National Pro Bono Week – Unpredictable outcomes

By David Sumner

Acting for local groups, local residents and conservation groups in seeking to protect the environment through the legal system in England and Wales can be met with a number of challenges. Each case is often determined on its own facts. Judicial review is a popular course of action to consider where the environmental concern is caused by the grant of a planning permission.

One of the major issues which clients often struggle to grasp is that judicial review does not look at the merits of the planning application, but the way in which the decision of the relevant local planning authority in granting permission is made.

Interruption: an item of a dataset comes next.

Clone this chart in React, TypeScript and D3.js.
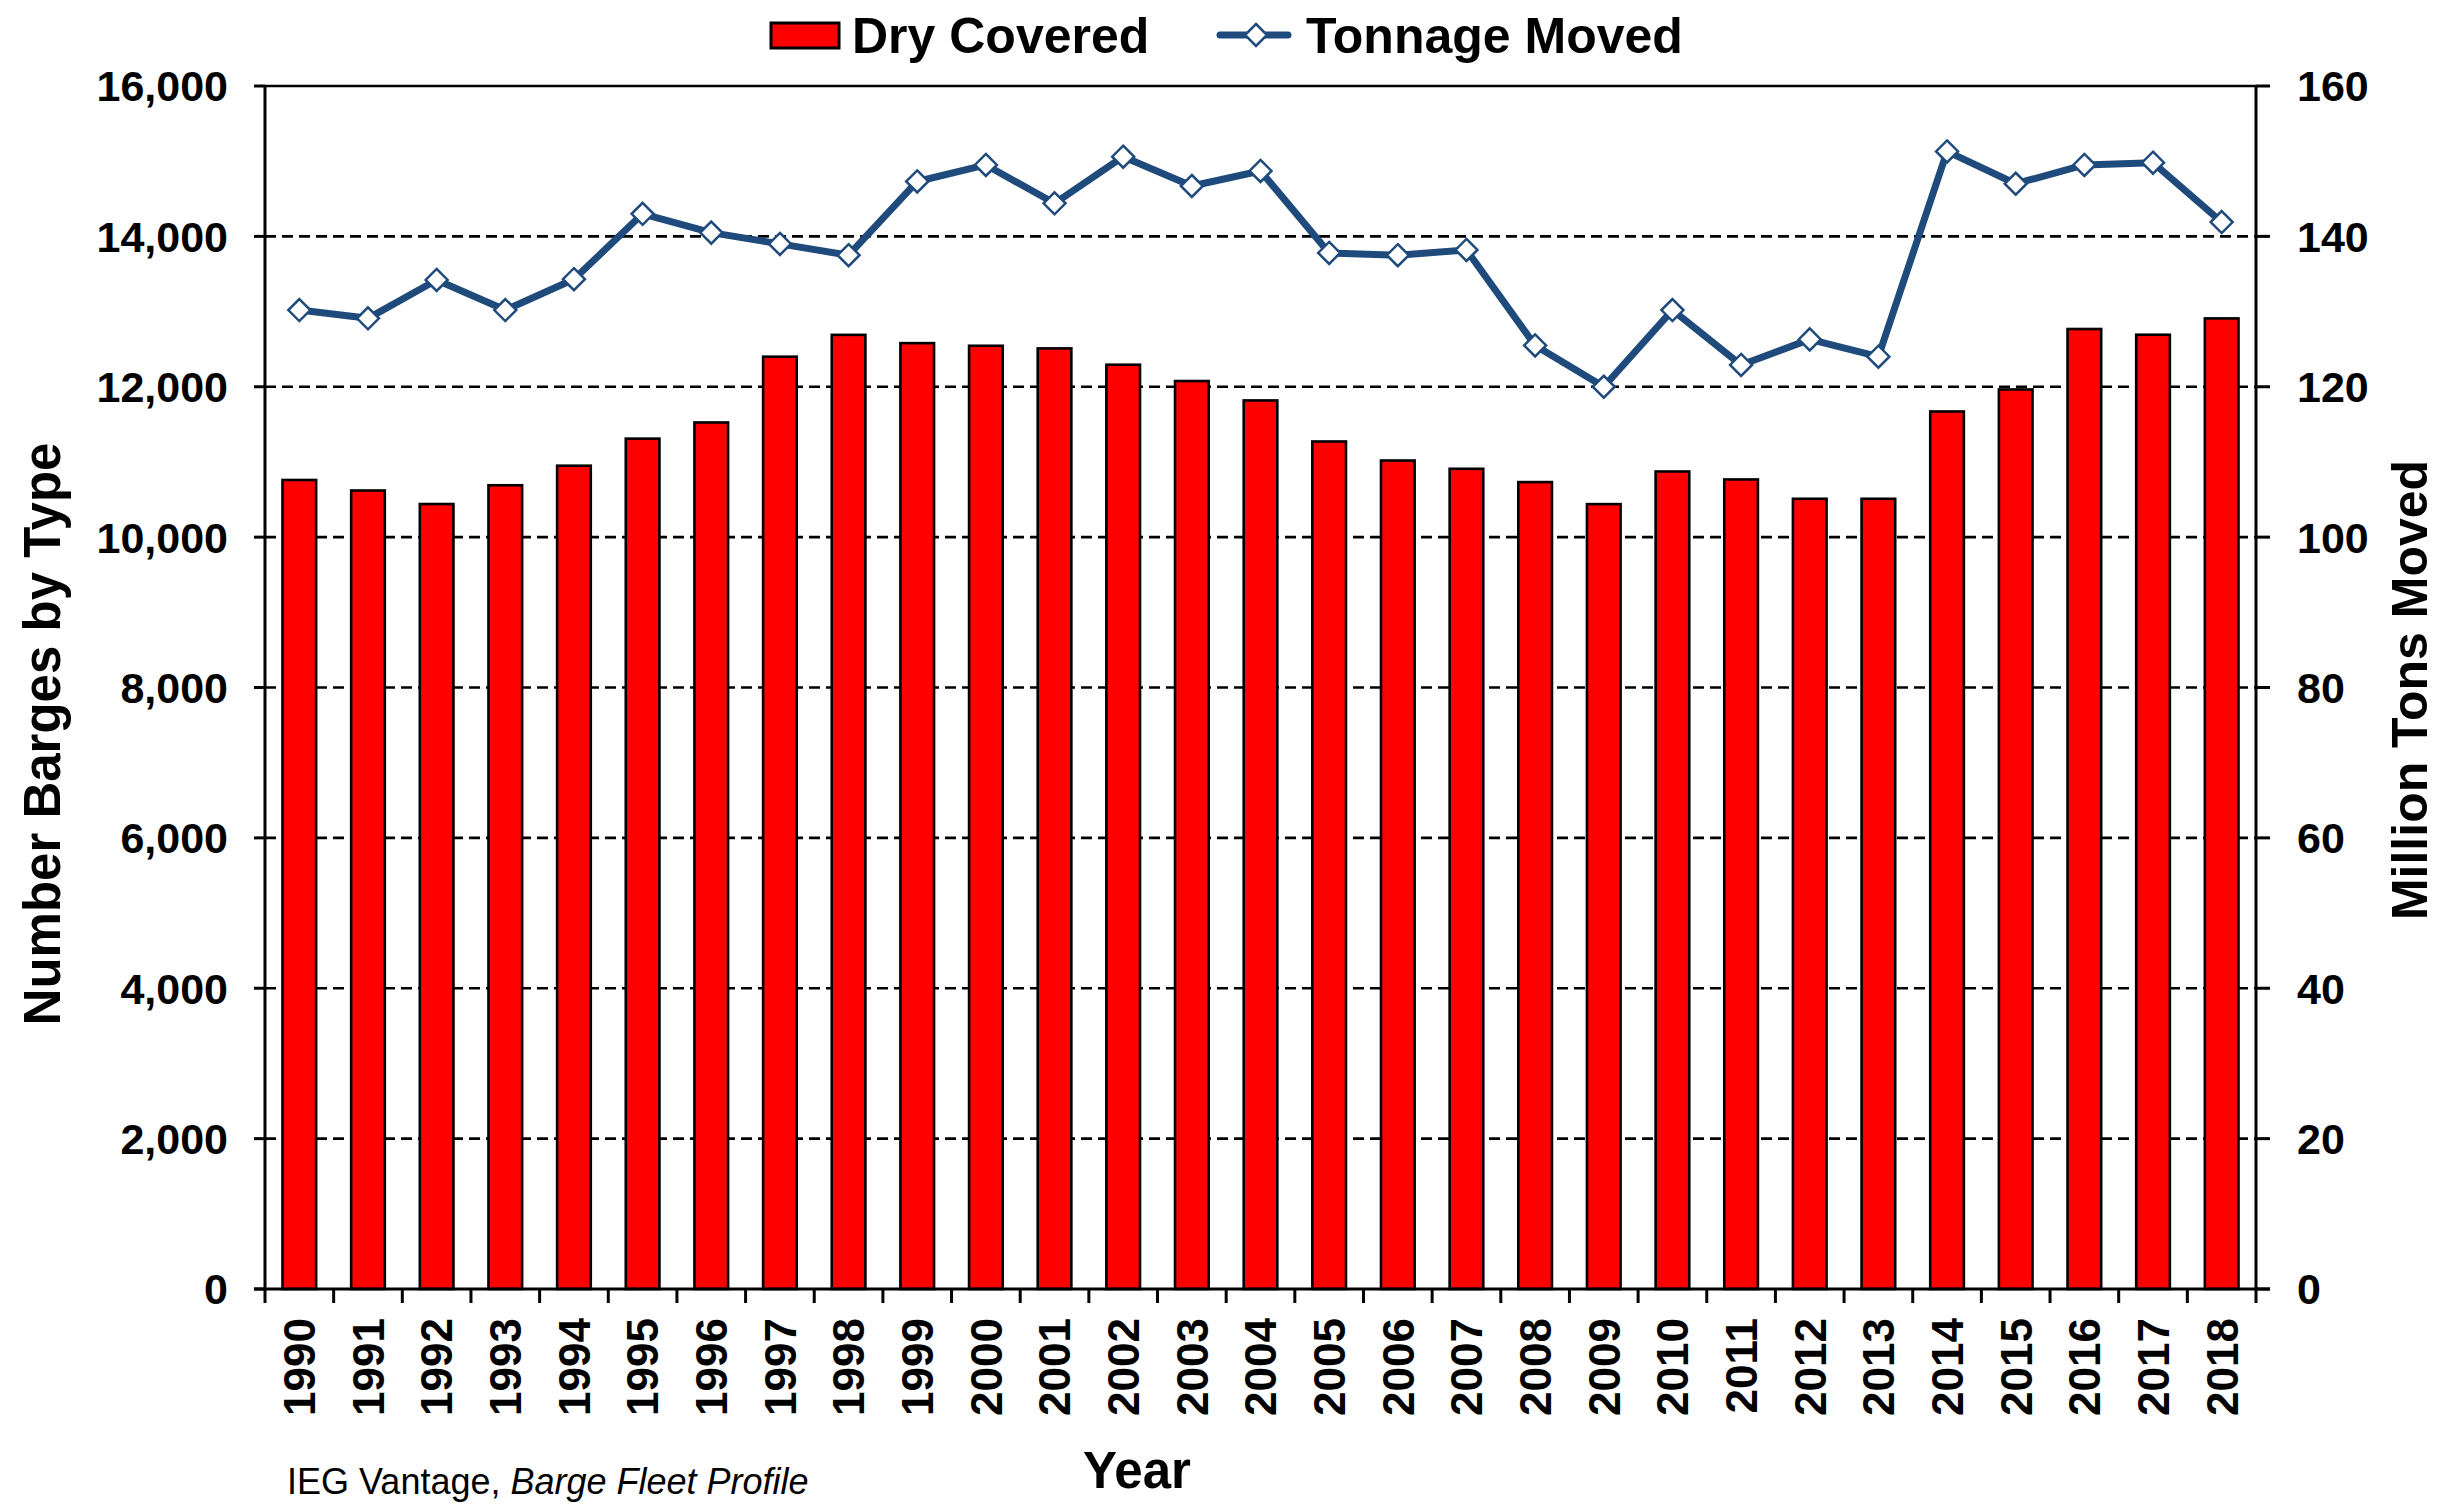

The court is not going to consider whether the planning authority has made the right or wrong decision in granting the permission; instead they will examine the way in which the planning authority made the decision. The majority of enquiries for legal assistance I receive are not suitable for judicial review as they are merit based objections by local residents or groups. However, merely reaching the stage where residents or local groups know whether or not they have a claim can be an expensive process involving solicitors, barristers, planning consultants and other experts.

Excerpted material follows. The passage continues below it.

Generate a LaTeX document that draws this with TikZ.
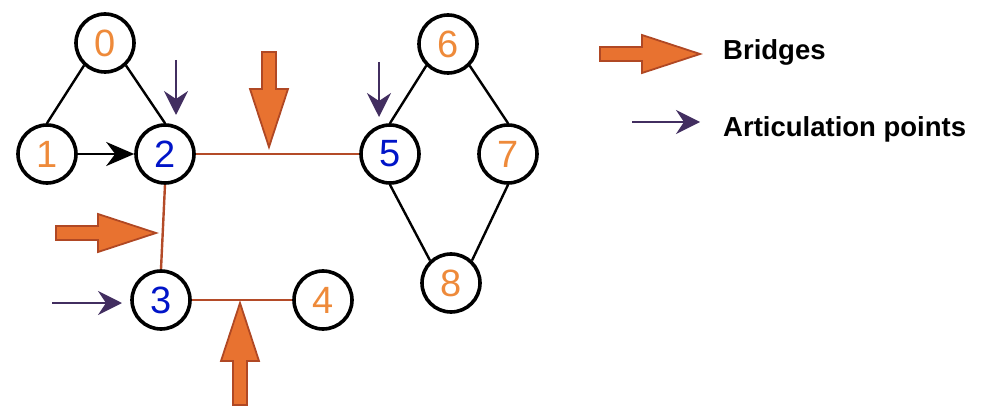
\documentclass[tikz,border=0pt]{standalone}
\usepackage{fontspec}
\setmainfont{Liberation Sans}
\usetikzlibrary{arrows.meta}

\definecolor{numorange}{RGB}{238,138,58}
\definecolor{numblue}{RGB}{0,20,200}
\definecolor{bridgeline}{RGB}{180,75,40}
\definecolor{bigfill}{RGB}{232,114,48}
\definecolor{bigedge}{RGB}{176,72,36}
\definecolor{articcol}{RGB}{66,46,96}

\tikzset{
  vtx/.style={circle, draw=black, line width=3.6pt, minimum size=58pt, inner sep=0pt,
    font=\fontsize{38}{38}\selectfont},
  orangenum/.style={vtx, text=numorange},
  bluenum/.style={vtx, text=numblue},
  plainedge/.style={draw=black, line width=2.4pt},
  bridgeedge/.style={draw=bridgeline, line width=2.4pt},
  directed/.style={draw=black, line width=2.8pt, -{Stealth[length=28pt,width=24pt,inset=9pt]}},
  articarrow/.style={draw=articcol, line width=2.4pt, -{Stealth[length=24pt,width=24pt,inset=8pt]}},
  legendtext/.style={anchor=base west, inner sep=0pt, font=\fontsize{27.5}{27.5}\selectfont\bfseries},
  arrowlen/.store in=\arrlen, arrowlen=98,
  bigarrow/.pic={
    \draw[fill=bigfill, draw=bigedge, line width=1.8pt, line join=miter]
      (0,0) -- (-58,19) -- (-58,7) -- (-\arrlen,7) -- (-\arrlen,-7)
      -- (-58,-7) -- (-58,-19) -- cycle;
  }
}

\begin{document}
\begin{tikzpicture}[x=1pt, y=-1pt]
  \useasboundingbox (0,0) rectangle (984,414);

  % vertices
  \node[orangenum] (n0) at (105,43)  {0};
  \node[orangenum] (n1) at (47,154)  {1};
  \node[bluenum]   (n2) at (165,154) {2};
  \node[bluenum]   (n3) at (161,300) {3};
  \node[orangenum] (n4) at (323,300) {4};
  \node[bluenum]   (n5) at (390,154) {5};
  \node[orangenum] (n6) at (448,44)  {6};
  \node[orangenum] (n7) at (508,154) {7};
  \node[orangenum] (n8) at (451,283) {8};

  % ordinary edges
  \draw[plainedge] (n0.227) -- (n1.north);
  \draw[plainedge] (n0.313) -- (n2.north);
  \draw[directed]  (n1.east) -- (n2.west);
  \draw[plainedge] (n5.north) -- (n6.225);
  \draw[plainedge] (n6.315) -- (n7.north);
  \draw[plainedge] (n5.south) -- (n8.133);
  \draw[plainedge] (n7.south) -- (n8.47);

  % bridges
  \draw[bridgeedge] (n2.east) -- (n5.west);
  \draw[bridgeedge] (n2.south) -- (n3.north);
  \draw[bridgeedge] (n3.east) -- (n4.west);

  % bridge markers
  \pic[rotate=-90, arrowlen=95] at (269,147) {bigarrow};
  \pic[arrowlen=100] at (156,233) {bigarrow};
  \pic[rotate=90, arrowlen=102] at (240,303) {bigarrow};

  % articulation point markers
  \coordinate (p2s) at (176,60);
  \coordinate (p2t) at (176,115);
  \coordinate (p5s) at (379,62);
  \coordinate (p5t) at (379,117);
  \coordinate (p3s) at (52,303);
  \coordinate (p3t) at (122,303);
  \draw[articarrow] (p2s) -- (p2t);
  \draw[articarrow] (p5s) -- (p5t);
  \draw[articarrow] (p3s) -- (p3t);

  % legend
  \pic[arrowlen=100] at (700,54) {bigarrow};
  \node[legendtext] (lgb) at (723,60) {Bridges};
  \coordinate (lgas) at (632,122);
  \coordinate (lgat) at (700,122);
  \draw[articarrow] (lgas) -- (lgat);
  \node[legendtext] (lga) at (723,137) {Articulation points};
\end{tikzpicture}
\end{document}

I first joined the Environmental Law Foundation as an advisor in 2008 based on my interest in environmental protection and in the potential remedies available from the legal system of England and Wales. Given the non availability of legal help funding and the restrictive terms and conditions applied by legal expenses insurers in respect of environmental legal challenges, ELF provides access to invaluable legal resources on a pro bono basis at least initially to the stage where local groups will have a good idea as to whether they have an arguable case.

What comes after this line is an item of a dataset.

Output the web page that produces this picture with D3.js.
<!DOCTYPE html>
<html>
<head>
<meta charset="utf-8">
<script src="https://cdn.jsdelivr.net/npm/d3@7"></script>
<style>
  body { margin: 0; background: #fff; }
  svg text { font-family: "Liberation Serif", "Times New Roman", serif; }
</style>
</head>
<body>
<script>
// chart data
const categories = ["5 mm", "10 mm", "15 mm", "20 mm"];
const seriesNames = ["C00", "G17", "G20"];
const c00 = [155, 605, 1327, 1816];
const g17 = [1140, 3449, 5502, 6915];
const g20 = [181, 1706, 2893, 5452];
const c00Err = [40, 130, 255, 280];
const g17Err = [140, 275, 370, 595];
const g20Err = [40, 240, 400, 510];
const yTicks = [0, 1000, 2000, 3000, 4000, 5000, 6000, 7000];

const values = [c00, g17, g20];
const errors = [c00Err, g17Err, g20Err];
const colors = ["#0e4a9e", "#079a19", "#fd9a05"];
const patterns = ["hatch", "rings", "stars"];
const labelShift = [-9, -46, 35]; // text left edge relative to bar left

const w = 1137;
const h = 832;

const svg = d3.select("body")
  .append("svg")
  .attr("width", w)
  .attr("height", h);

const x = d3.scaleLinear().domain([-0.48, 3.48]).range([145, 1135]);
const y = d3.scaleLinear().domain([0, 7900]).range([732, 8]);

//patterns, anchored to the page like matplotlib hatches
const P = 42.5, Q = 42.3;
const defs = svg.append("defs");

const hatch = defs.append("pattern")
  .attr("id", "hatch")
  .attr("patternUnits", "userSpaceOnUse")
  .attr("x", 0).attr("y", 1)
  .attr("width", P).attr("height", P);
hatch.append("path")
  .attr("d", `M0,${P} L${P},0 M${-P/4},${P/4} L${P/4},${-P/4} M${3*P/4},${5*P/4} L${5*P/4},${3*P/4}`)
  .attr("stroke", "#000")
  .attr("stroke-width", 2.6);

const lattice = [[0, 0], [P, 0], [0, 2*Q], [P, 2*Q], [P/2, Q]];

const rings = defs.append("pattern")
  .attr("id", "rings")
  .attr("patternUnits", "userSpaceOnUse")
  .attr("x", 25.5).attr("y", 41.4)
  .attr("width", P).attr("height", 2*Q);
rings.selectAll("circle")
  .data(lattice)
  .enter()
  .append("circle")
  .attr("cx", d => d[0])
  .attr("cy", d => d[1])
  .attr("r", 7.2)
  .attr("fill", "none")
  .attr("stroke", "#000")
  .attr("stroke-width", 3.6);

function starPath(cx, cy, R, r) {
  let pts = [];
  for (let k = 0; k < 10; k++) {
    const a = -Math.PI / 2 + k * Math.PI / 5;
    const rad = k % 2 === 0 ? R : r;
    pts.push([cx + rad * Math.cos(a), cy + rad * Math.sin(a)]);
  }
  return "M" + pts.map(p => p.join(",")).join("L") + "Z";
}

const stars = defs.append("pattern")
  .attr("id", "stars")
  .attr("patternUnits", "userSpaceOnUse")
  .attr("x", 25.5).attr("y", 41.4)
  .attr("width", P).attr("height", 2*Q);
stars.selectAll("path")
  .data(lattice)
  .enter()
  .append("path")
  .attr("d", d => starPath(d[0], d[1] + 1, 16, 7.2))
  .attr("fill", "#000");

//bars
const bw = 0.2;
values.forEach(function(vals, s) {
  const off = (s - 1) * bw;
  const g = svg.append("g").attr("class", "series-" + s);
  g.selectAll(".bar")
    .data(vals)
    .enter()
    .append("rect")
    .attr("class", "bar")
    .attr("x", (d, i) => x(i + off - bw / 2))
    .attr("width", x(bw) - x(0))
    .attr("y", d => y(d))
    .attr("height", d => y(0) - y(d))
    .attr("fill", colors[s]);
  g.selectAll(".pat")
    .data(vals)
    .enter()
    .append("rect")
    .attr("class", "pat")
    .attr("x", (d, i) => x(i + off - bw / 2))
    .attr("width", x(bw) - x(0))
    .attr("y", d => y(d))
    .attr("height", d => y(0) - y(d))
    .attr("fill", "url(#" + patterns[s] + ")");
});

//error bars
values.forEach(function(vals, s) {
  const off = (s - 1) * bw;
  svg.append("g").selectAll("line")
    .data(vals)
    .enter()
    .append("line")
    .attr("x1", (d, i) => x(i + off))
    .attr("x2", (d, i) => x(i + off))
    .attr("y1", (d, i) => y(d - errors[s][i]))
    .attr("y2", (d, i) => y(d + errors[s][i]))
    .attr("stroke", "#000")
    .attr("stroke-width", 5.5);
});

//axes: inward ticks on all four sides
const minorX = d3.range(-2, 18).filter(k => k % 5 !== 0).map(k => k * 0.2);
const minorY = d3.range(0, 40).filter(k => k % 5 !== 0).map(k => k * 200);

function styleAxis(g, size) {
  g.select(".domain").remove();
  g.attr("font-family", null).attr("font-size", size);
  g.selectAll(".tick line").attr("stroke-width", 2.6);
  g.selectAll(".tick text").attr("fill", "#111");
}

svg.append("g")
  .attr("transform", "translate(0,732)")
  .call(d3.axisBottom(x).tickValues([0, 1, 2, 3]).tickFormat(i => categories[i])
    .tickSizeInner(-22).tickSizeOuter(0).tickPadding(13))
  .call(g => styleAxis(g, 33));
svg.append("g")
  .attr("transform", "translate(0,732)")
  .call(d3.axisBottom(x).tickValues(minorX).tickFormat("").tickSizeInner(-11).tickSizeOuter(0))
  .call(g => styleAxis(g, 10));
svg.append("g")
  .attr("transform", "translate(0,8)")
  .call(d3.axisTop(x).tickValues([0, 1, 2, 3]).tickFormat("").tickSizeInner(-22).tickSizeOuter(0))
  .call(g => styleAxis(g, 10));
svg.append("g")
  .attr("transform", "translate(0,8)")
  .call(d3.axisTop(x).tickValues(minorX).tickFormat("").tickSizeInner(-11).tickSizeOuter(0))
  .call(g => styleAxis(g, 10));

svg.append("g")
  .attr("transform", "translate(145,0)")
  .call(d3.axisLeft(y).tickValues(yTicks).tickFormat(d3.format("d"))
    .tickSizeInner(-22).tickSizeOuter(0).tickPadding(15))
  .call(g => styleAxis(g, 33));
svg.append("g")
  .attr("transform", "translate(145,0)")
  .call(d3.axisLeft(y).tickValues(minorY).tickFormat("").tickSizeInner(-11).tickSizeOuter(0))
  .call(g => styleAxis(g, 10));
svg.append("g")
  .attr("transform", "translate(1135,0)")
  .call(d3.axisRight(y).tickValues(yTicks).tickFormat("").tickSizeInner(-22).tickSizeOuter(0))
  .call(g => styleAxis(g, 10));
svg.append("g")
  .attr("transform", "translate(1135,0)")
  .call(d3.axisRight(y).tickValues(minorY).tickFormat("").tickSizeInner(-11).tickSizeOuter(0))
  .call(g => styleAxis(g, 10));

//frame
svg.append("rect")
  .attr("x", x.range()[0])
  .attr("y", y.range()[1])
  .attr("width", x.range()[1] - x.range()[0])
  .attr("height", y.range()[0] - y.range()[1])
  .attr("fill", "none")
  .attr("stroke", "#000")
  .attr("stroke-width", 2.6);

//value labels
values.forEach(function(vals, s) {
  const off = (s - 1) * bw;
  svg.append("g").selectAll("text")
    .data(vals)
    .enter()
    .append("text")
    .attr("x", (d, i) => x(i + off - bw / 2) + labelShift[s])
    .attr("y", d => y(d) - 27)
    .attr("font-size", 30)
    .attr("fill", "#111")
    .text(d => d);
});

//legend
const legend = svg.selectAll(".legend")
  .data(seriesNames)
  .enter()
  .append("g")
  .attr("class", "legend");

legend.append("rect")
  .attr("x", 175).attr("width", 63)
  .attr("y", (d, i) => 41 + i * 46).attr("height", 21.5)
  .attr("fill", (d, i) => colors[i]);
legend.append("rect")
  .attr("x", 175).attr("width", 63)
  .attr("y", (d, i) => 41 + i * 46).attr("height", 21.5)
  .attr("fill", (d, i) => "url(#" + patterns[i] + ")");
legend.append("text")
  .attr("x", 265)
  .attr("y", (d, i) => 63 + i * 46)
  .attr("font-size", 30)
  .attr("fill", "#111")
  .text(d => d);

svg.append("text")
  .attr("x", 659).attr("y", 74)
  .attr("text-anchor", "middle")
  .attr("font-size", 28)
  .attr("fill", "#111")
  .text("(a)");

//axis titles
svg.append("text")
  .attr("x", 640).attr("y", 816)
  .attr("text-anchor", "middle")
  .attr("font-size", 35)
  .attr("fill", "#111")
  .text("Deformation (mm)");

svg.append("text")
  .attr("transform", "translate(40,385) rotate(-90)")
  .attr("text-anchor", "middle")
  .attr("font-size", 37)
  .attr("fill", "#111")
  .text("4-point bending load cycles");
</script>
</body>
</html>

This means as an ELF advisor that I am exposed me to a great array of interesting cases. Some of those cases will have arguable claims and others not. However, those that do have arguable claims will continue to proceed on the basis that there remains an element of litigation risk with any judicial review claim. It should also be noted that win or lose at judicial review, what happens thereafter can not be predicted.

I was recently involved in a Judicial Review High Court case concerning the development and expansion of a large hotel, which potentially threatened an array of coastal fauna and flora. Although we were eventually unsuccessful at Judicial Review, the litigation process itself and the arguments raised before the Court had the desired outcome, as the hotel developer drastically revised their plans to accommodate the concerns raised by the local environmental groups. Conversely I have been involved in successful claims at judicial review, but following judgement the applicant has simply, with expert advice and assistance, amended and re-submitted their planning application for development and ensured that the defects reviewed at court are dealt with.

Accordingly judicial review must not be viewed as an end to the dispute in itself, but merely a tool, or an aid to assisting those bringing a developer or the planning authority to account for failing to apply the proper process.